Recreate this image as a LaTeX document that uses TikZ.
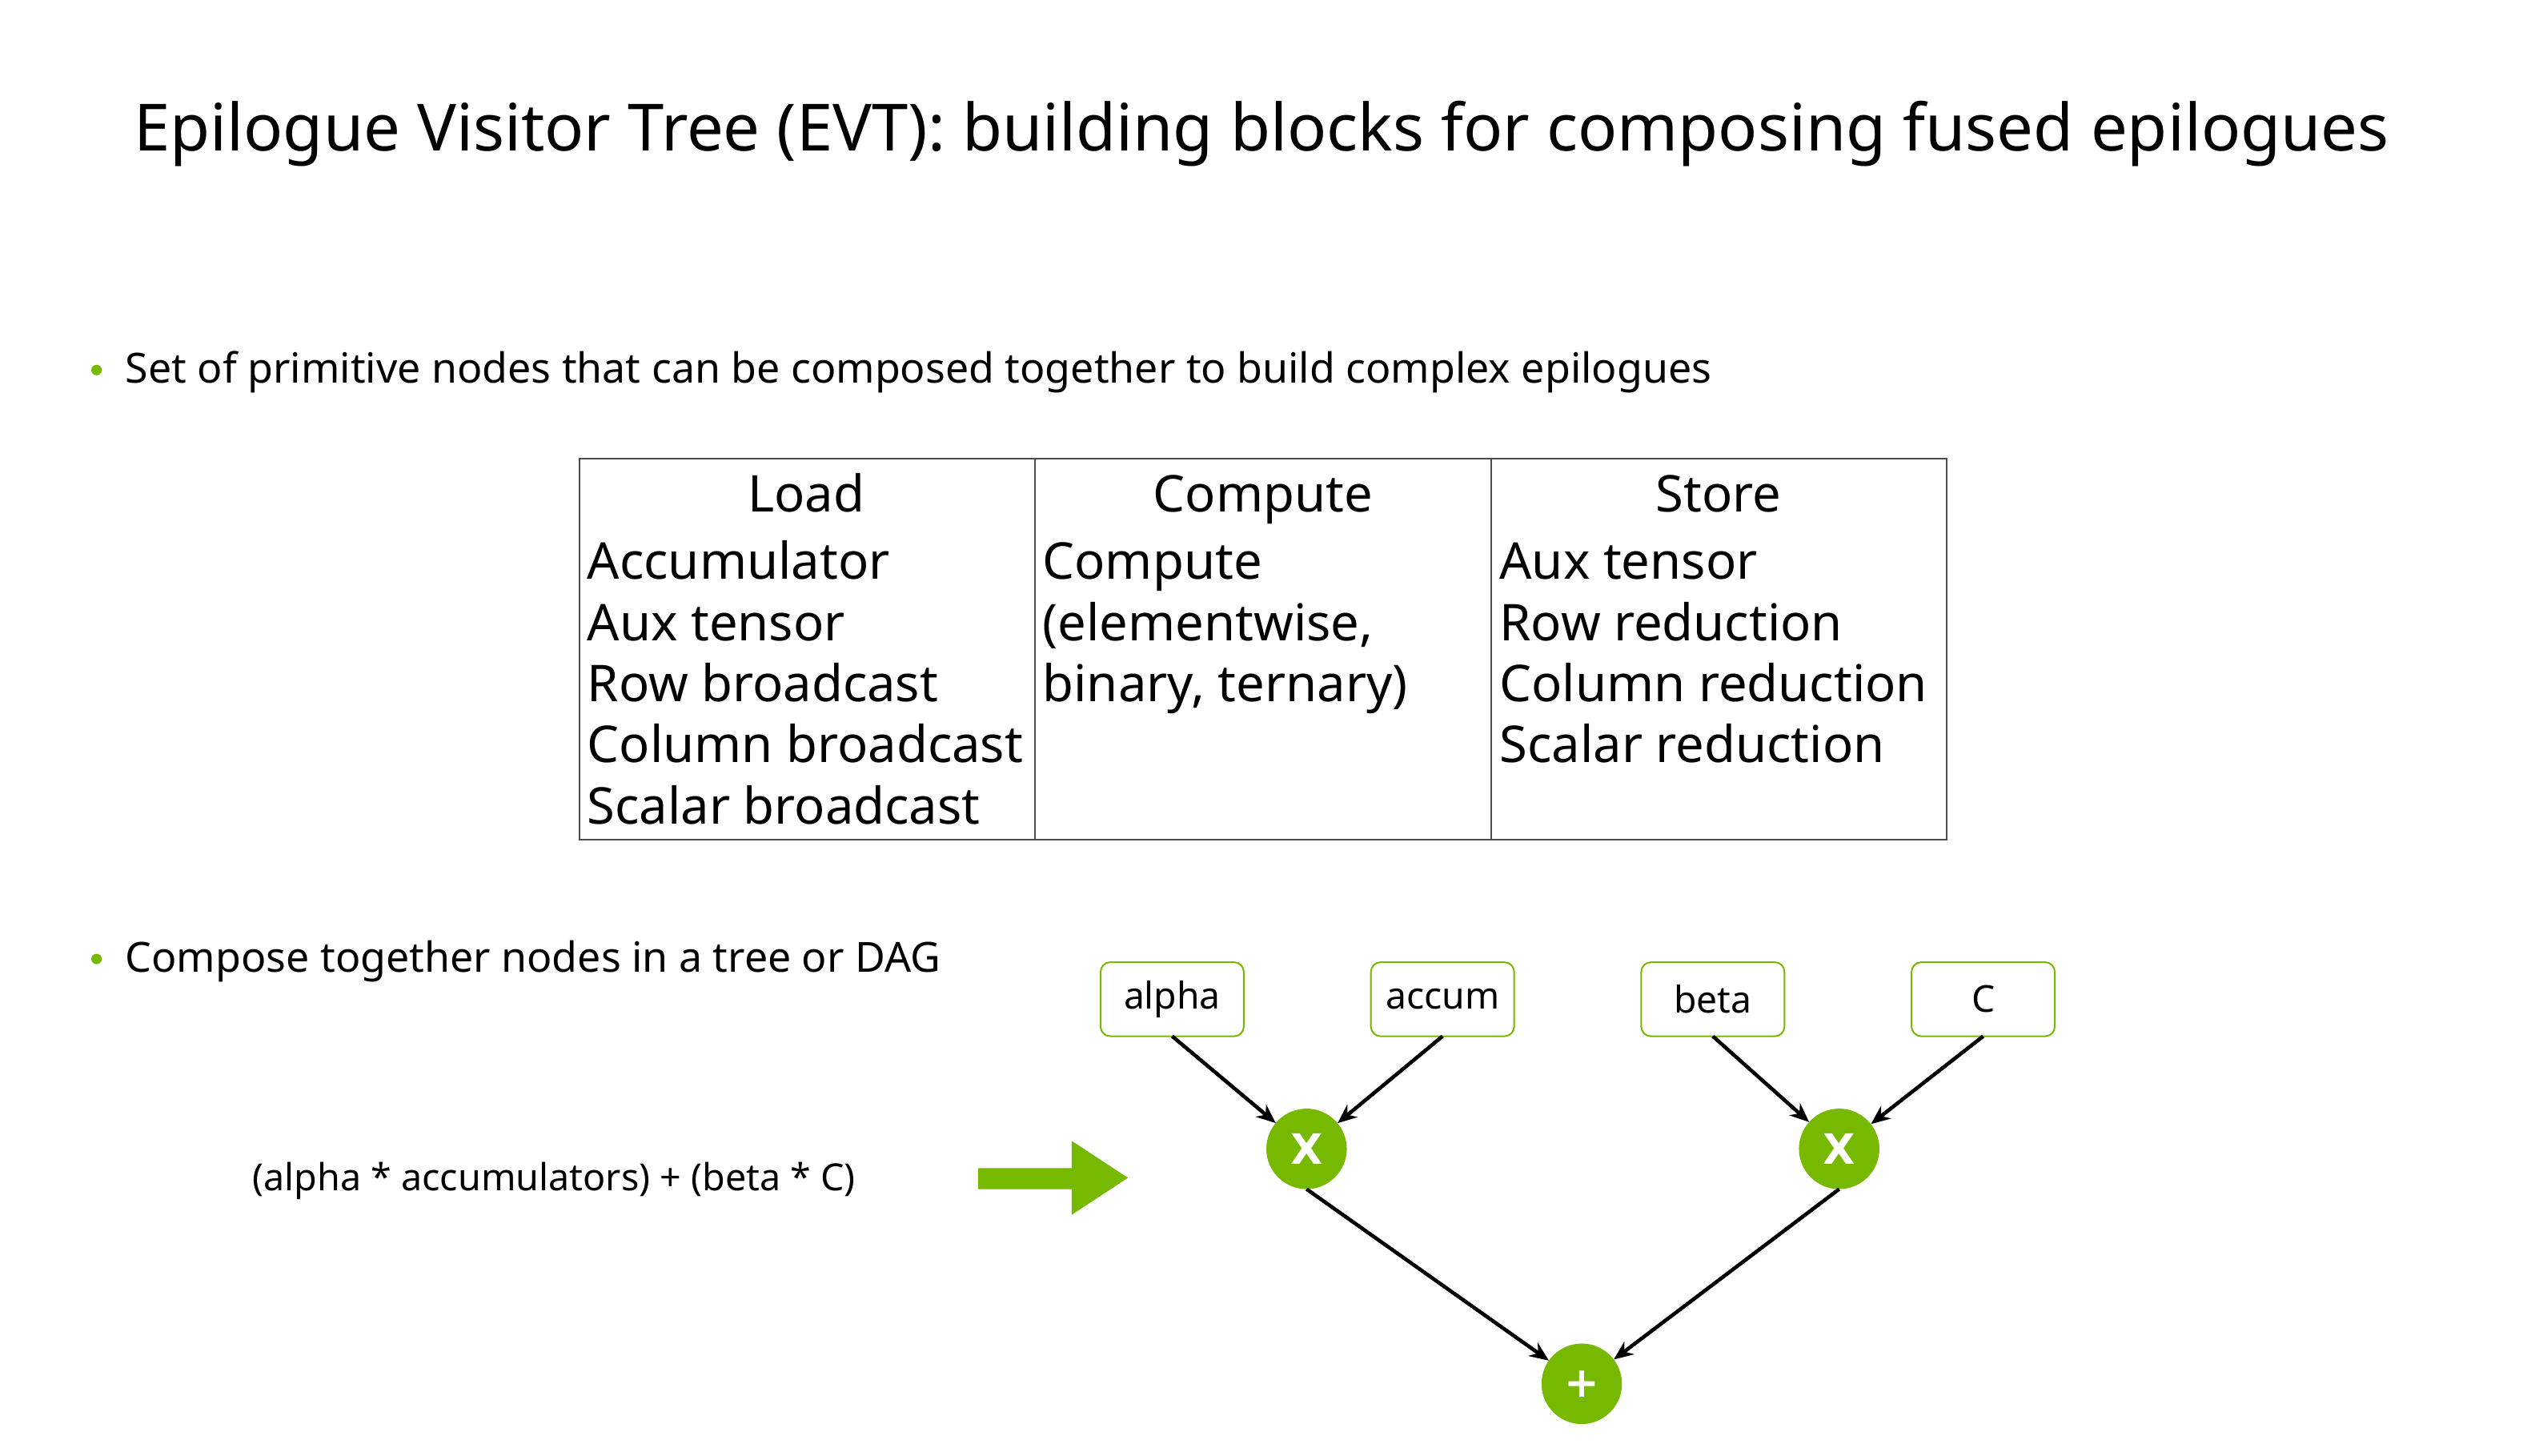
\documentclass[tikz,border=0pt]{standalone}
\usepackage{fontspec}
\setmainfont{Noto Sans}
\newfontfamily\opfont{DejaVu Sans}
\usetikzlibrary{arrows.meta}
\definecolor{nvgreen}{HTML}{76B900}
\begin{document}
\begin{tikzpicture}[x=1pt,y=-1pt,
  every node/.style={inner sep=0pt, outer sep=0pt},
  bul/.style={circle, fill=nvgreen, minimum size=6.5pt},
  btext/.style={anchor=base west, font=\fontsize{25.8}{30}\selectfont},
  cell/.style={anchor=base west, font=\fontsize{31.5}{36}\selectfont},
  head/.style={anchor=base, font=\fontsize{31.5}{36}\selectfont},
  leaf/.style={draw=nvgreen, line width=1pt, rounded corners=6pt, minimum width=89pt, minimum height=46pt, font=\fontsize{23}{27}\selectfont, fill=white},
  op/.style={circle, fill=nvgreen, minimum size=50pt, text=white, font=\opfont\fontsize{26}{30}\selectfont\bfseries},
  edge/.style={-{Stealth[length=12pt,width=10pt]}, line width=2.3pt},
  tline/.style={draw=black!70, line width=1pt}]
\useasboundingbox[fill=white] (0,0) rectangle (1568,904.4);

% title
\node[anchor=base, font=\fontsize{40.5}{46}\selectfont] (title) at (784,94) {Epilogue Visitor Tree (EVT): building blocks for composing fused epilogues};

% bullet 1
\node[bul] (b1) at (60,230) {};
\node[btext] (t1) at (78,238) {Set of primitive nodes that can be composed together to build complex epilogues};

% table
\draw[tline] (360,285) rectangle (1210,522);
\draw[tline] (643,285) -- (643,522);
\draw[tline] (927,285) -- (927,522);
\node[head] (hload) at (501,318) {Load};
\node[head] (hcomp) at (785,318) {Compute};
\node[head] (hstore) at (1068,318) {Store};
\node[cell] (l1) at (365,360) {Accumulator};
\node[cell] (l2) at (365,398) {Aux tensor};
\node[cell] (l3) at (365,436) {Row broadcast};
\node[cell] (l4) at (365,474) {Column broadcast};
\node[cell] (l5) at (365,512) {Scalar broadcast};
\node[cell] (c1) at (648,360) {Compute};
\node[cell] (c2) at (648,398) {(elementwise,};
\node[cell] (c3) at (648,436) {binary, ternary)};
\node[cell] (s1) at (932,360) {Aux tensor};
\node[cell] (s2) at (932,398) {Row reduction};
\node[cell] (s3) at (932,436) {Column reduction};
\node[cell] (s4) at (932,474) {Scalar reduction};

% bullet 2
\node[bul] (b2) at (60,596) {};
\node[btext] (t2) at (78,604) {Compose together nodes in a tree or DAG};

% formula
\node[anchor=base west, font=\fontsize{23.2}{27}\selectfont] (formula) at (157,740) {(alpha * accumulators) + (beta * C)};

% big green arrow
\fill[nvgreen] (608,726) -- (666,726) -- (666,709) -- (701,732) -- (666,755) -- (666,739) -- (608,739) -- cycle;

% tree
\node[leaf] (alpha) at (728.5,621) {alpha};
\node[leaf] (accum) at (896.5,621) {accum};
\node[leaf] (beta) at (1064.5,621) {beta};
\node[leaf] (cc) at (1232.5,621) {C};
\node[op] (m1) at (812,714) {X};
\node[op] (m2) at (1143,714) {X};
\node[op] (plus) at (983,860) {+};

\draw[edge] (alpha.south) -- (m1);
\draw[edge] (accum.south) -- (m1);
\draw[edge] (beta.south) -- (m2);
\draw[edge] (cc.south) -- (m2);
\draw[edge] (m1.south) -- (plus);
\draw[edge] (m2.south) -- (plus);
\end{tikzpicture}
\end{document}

= = = = = = =

WHAT IS NEEDED: In the data above, please extract the lines from the first one through the line with "(t1) at (78,238)", exactly, and keep pictures out.

WRITTEN REPLY:
Recreate this image as a LaTeX document that uses TikZ.
\documentclass[tikz,border=0pt]{standalone}
\usepackage{fontspec}
\setmainfont{Noto Sans}
\newfontfamily\opfont{DejaVu Sans}
\usetikzlibrary{arrows.meta}
\definecolor{nvgreen}{HTML}{76B900}
\begin{document}
\begin{tikzpicture}[x=1pt,y=-1pt,
  every node/.style={inner sep=0pt, outer sep=0pt},
  bul/.style={circle, fill=nvgreen, minimum size=6.5pt},
  btext/.style={anchor=base west, font=\fontsize{25.8}{30}\selectfont},
  cell/.style={anchor=base west, font=\fontsize{31.5}{36}\selectfont},
  head/.style={anchor=base, font=\fontsize{31.5}{36}\selectfont},
  leaf/.style={draw=nvgreen, line width=1pt, rounded corners=6pt, minimum width=89pt, minimum height=46pt, font=\fontsize{23}{27}\selectfont, fill=white},
  op/.style={circle, fill=nvgreen, minimum size=50pt, text=white, font=\opfont\fontsize{26}{30}\selectfont\bfseries},
  edge/.style={-{Stealth[length=12pt,width=10pt]}, line width=2.3pt},
  tline/.style={draw=black!70, line width=1pt}]
\useasboundingbox[fill=white] (0,0) rectangle (1568,904.4);

% title
\node[anchor=base, font=\fontsize{40.5}{46}\selectfont] (title) at (784,94) {Epilogue Visitor Tree (EVT): building blocks for composing fused epilogues};

% bullet 1
\node[bul] (b1) at (60,230) {};
\node[btext] (t1) at (78,238) {Set of primitive nodes that can be composed together to build complex epilogues};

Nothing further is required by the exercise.